In 1902, Modigliani enrolled in the Free School of Nude Studies in Florence (Italy) and a year later moved to Venice where he registered to study at the Istituto per le Belle Arti di Venezia. He also read and was influenced by the writings of Nietzsche and Comte de Lautreamont, and believed the only route to true creativity was through defiance and disorder.
In 1906 Modigliani moved to Paris, then the focal point of the avant-garde. He settled in Le Bateau-Lavoir, a commune for penniless artists in Montmartre. He became the epitome of the tragic artist, creating a posthumous legend almost as well-known as that of Vincent van Gogh.
During his early years in Paris he was constantly sketching, making as many as 100 drawings a day. However, many of his works were lost -- destroyed by him as inferior, left behind in his frequent changes of address, or given to girlfriends who did not keep them. He was first influenced by Henri de Toulouse-Lautrec, but around 1907 he became fascinated with the work of Paul Cézanne. Eventually he developed his own unique style, one that cannot be adequately categorized with other artists.
In Modigliani's art, there is evidence of the influence of primitive art from Africa and Cambodia which he may have seen in the Musée de l'Homme, but his stylizations are just as likely to have been the result of his being surrounded by Medieval sculpture during his studies in Northern Italy. A possible interest in African masks seems to be evident in his portraits.
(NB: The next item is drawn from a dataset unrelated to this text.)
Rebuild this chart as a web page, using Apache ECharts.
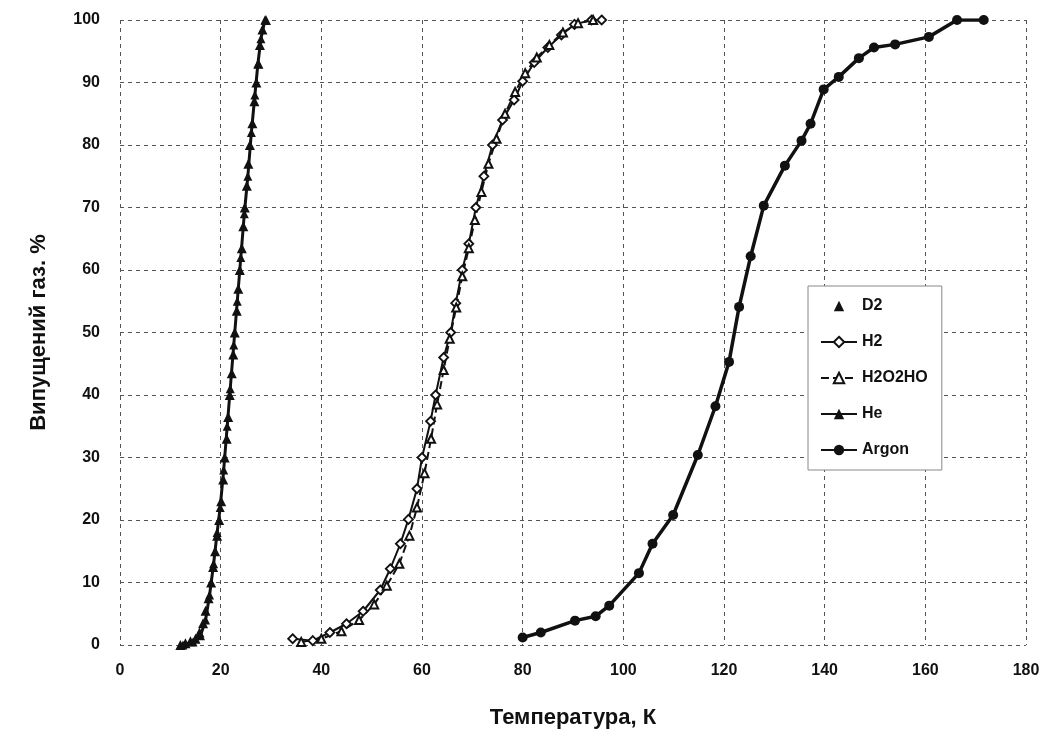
<!DOCTYPE html>
<html>
<head>
<meta charset="utf-8">
<script src="https://cdn.jsdelivr.net/npm/echarts@6/dist/echarts.min.js"></script>
<style>
  html, body { margin: 0; padding: 0; background: #fff; }
  #chart { width: 1046px; height: 743px; }
</style>
</head>
<body>
<div id="chart"></div>
<script>
// values: [temperature K, released gas %]
const seriesNames = ['D2', 'H2', 'H2O2HO', 'He', 'Argon']

const d2 = [
  [12.0, 0], [13.0, 0.3], [14.0, 0.6], [15.0, 1.0], [15.8, 2.0], [16.5, 3.5], [17.0, 5.5],
  [17.6, 7.5], [18.1, 10], [18.5, 12.5], [18.9, 15], [19.3, 17.5], [19.7, 20], [20.1, 23],
  [20.5, 26.5], [20.8, 30], [21.2, 33], [21.5, 36.5], [21.8, 40], [22.2, 43.5], [22.5, 46.5],
  [22.8, 50], [23.2, 53.5], [23.5, 57], [23.8, 60], [24.2, 63.5], [24.5, 67], [24.8, 70],
  [25.2, 73.5], [25.5, 77], [25.8, 80], [26.3, 83.5], [26.7, 87], [27.1, 90], [27.5, 93],
  [27.8, 96], [28.3, 98.5], [29.0, 100]
]

const he = [
  [12.5, 0], [14.5, 0.5], [16.0, 1.5], [17.0, 4], [17.8, 8], [18.6, 13], [19.3, 18],
  [19.9, 22], [20.6, 28], [21.3, 35], [21.9, 41], [22.6, 48], [23.3, 55], [24.0, 62],
  [24.7, 69], [25.4, 75], [26.1, 82], [26.8, 88], [27.4, 93], [28.0, 97], [28.8, 100]
]

const h2 = [
  [34.3, 1], [38.3, 0.7], [41.7, 2], [45.0, 3.4], [48.3, 5.4], [51.7, 8.8], [53.7, 12.2],
  [55.7, 16.2], [57.3, 20.1], [59.0, 25], [60.0, 30], [61.7, 35.8], [62.7, 40], [64.3, 46],
  [65.7, 50], [66.7, 54.7], [68.0, 60], [69.3, 64.2], [70.7, 70], [72.3, 75], [74.0, 80],
  [76.0, 84], [78.3, 87.2], [80.0, 90.2], [82.3, 93.2], [85.0, 95.6], [87.7, 97.6],
  [90.3, 99.3], [93.7, 100], [95.7, 100]
]

const h2o2ho = [
  [36.0, 0.5], [40.0, 1], [44.0, 2.2], [47.5, 4], [50.5, 6.5], [53.0, 9.5], [55.5, 13],
  [57.5, 17.5], [59.0, 22], [60.5, 27.5], [61.8, 33], [63.0, 38.5], [64.3, 44], [65.5, 49],
  [66.8, 54], [68.0, 59], [69.3, 63.5], [70.5, 68], [71.8, 72.5], [73.2, 77], [74.8, 81],
  [76.5, 85], [78.5, 88.5], [80.5, 91.5], [82.8, 94], [85.3, 96], [88.0, 98], [91.0, 99.5],
  [94.0, 100]
]

const argon = [
  [80.0, 1.2], [83.6, 2.0], [90.4, 3.9], [94.5, 4.6], [97.2, 6.3], [103.1, 11.5], [105.8, 16.2],
  [109.9, 20.8], [114.8, 30.4], [118.3, 38.2], [121.0, 45.3], [123.0, 54.1], [125.3, 62.2],
  [127.9, 70.3], [132.1, 76.7], [135.4, 80.7], [137.2, 83.4], [139.8, 88.9], [142.8, 90.9],
  [146.8, 93.9], [149.8, 95.6], [154.0, 96.1], [160.7, 97.3], [166.3, 100], [171.6, 100]
]

const xTicks = { min: 0, max: 180, interval: 20 }
const yTicks = { min: 0, max: 100, interval: 10 }

const font = "'Liberation Sans', Arial, sans-serif"
const gridLine = { lineStyle: { color: '#555', width: 1, type: [4, 4] } }

const chart = echarts.init(document.getElementById('chart'))

chart.setOption({
  backgroundColor: '#fff',
  animation: false,
  grid: { left: 120, right: 20, top: 20, bottom: 98 },
  legend: {
    data: seriesNames,
    orient: 'vertical',
    left: 808,
    top: 286,
    itemGap: 20,
    itemWidth: 36,
    itemHeight: 13,
    padding: [12, 14, 12, 12],
    borderColor: '#888',
    borderWidth: 1,
    backgroundColor: '#fff',
    textStyle: { fontFamily: font, fontSize: 16, fontWeight: 'bold', color: '#111' },
  },
  xAxis: {
    type: 'value',
    min: xTicks.min,
    max: xTicks.max,
    interval: xTicks.interval,
    name: 'Температура, К',
    nameLocation: 'middle',
    nameGap: 62,
    nameTextStyle: { fontFamily: font, fontSize: 22, fontWeight: 'bold', color: '#111' },
    axisLine: { show: false },
    axisTick: { show: false },
    axisLabel: { margin: 18, fontFamily: font, fontSize: 16, fontWeight: 'bold', color: '#111' },
    splitLine: { show: true, ...gridLine },
  },
  yAxis: {
    type: 'value',
    min: yTicks.min,
    max: yTicks.max,
    interval: yTicks.interval,
    name: 'Випущений газ. %',
    nameLocation: 'middle',
    nameGap: 70,
    nameTextStyle: { fontFamily: font, fontSize: 22, fontWeight: 'bold', color: '#111' },
    axisLine: { show: false },
    axisTick: { show: false },
    axisLabel: { margin: 20, fontFamily: font, fontSize: 16, fontWeight: 'bold', color: '#111' },
    splitLine: { show: true, ...gridLine },
  },
  series: [
    {
      name: 'D2',
      type: 'line',
      data: d2,
      symbol: 'triangle',
      symbolSize: 10,
      itemStyle: { color: '#111' },
      lineStyle: { width: 0, opacity: 0 },
      z: 4,
    },
    {
      name: 'H2',
      type: 'line',
      data: h2,
      symbol: 'diamond',
      symbolSize: 9,
      itemStyle: { color: '#fff', borderColor: '#111', borderWidth: 1.8 },
      lineStyle: { width: 2, color: '#111' },
      z: 3,
    },
    {
      name: 'H2O2HO',
      type: 'line',
      data: h2o2ho,
      symbol: 'emptyTriangle',
      symbolSize: 8,
      itemStyle: { color: '#111', borderColor: '#111', borderWidth: 1.8 },
      lineStyle: { width: 2, color: '#111', type: 'dashed' },
      z: 3,
    },
    {
      name: 'He',
      type: 'line',
      data: he,
      symbol: 'triangle',
      symbolSize: 9,
      itemStyle: { color: '#111' },
      lineStyle: { width: 3, color: '#111' },
      z: 3,
    },
    {
      name: 'Argon',
      type: 'line',
      data: argon,
      symbol: 'circle',
      symbolSize: 10,
      itemStyle: { color: '#111' },
      lineStyle: { width: 3.5, color: '#111' },
      z: 5,
    },
  ],
})
</script>
</body>
</html>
In both his painting and sculpture, the sitters' faces resemble ancient Egyptian painting in their flat and masklike appearance, with distinctive almond eyes, pursed mouths, twisted noses, and elongated necks.
During his lifetime he sold a number of his works, but never for any great amount of money. What funds he did receive soon vanished for his habits. Modigliani died on January 24. There was an enormous funeral, attended by many from the artistic communities in Montmartre and Montparnasse.